La Real quería sumar nueve puntos en tres partidos en semana de tres. Era una oportunidad de romper con el maleficio o la tradición de capotar en citas de máxima exigencia. El rival se presentaba como una oportunidad, pero estos equipos con la soga al cuello, en descenso, mediodía de viento sur y sofoquina? exceso de confianza, ritmo lento, cambios en la alineación, ausencias y presencias, cosas que juntas en una coctelera ofrecen un producto entre mareante y jaquecoso.
Debe ser por los años de militancia siguiendo al equipo. La experiencia del camino está plagada de partidos como el de ayer. A veces con resultado lamentable y en ocasiones con final feliz. Sucedió ante los andaluces, gracias a un encuentro de Canales con Juanmi. El primero dio un pase de dibujos animados, una cuchara a lo Laudrup que aprovechó el malagueño con su habitual eficacia. Era el gol de la victoria, el de los abrazos permanentes y prolongados tras ochenta minutos en los que el equipo pareció atolondrado, tostao, sin chispa, dejando que las cosas sucedieran.
El primer tiempo, en argot ciclista, fue pestoso, pero encontró al final un gol tranquilizador después de un jugadón de Oyarzabal que Vela no desaprovechó.
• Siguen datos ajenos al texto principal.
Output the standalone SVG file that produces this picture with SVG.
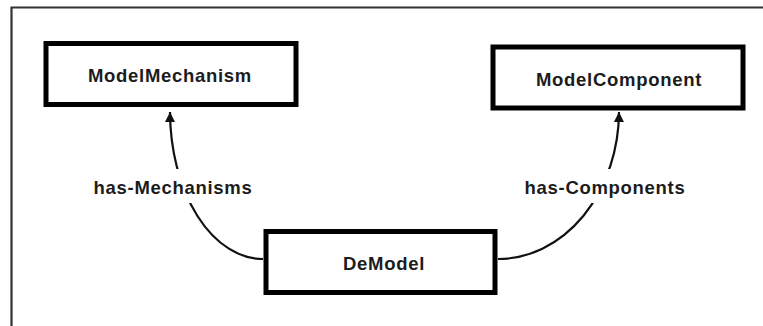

Quizás sin merecerlo, la Real iba por delante. Los minutos siguientes fueron parecidos a los anteriores, pero se torcieron con el gol del empate nazarí. Una cadena de desencuentros defensivos concluyó con el remate de Adrián Ramos, que llevó la incertidumbre al graderío y repartió caramelos de pánico y terror ante la posibilidad de echar por tierra todo el trabajo de las 34 jornadas precedentes.
Felizmente, llegó el tanto del triunfo, el de los sesenta y un puntos, que mantiene al equipo a la expectativa de los demás. Cuando el árbitro pitó el final, las cámaras de televisión enfocaron a los espectadores y encontramos el abrazo de un padre con su ilusionado hijo. Seguro que hizo la lectura positiva, la que corresponde a la suma de tres puntos que, a estas alturas de la película, es lo único que vale. Jugar, lo que se dice jugar, la Real lo hizo bastante mal, pero la letra de la copla a esta hora encadena versos de alegría, de abrazos que no son pasajeros, que valen para continuar en esa sintonía a la espera del encuentro del viernes a la orillita del Guadalquivir.